The following end points would be nice to have but they would either requirecustomization of our existing EPrints deployments or require significant work on part of our Library staff to populate.

/<REPO_ID>/editor-orcid/<ORCID> scans the “orcid” field associated with a editors and returns a list of EPrint ID
/<REPO_ID>/contributor-orcid/<ORCID> scans the “orcid” field associated with a contributors and returns a list of EPrint ID
/<REPO_ID>/advisor-orcid/<ORCID> scans the “orcid” field associated with advisors and returns a list of EPrint ID
/<REPO_ID>/committee-orcid/<ORCID> scans the “orcid” field associated with committee members and returns a list of EPrint ID
/<REPO_ID>/group-ror/<ROR> this scans the local group ROR related fields and returns a list of EPrint ids.

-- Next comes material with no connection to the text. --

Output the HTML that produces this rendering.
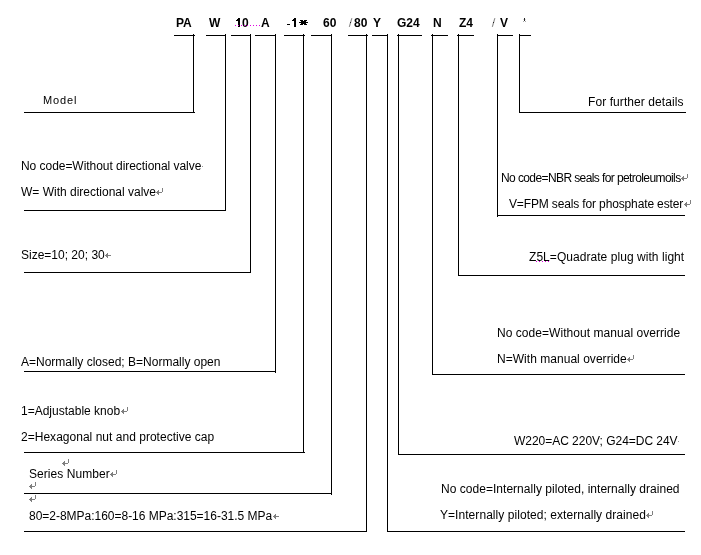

/<REPO_ID>/funder-ror/<FUNDER_ROR> returns a list of EPrint IDs associated with the funder’s ROR

EPrints XML is complex and hard to work with. A simplified data structure could make working with our repository data much easier. If user/role restrictions were enforced in an extended EPrints API it could provide a clean JSON expression of a more general bibliographic record. Additionally would couple provide JSON documents suitable for direct ingest into Solr/Lunr search engines. At that stage it might also be desirable to allow updates to existing EPrints records via the extended API.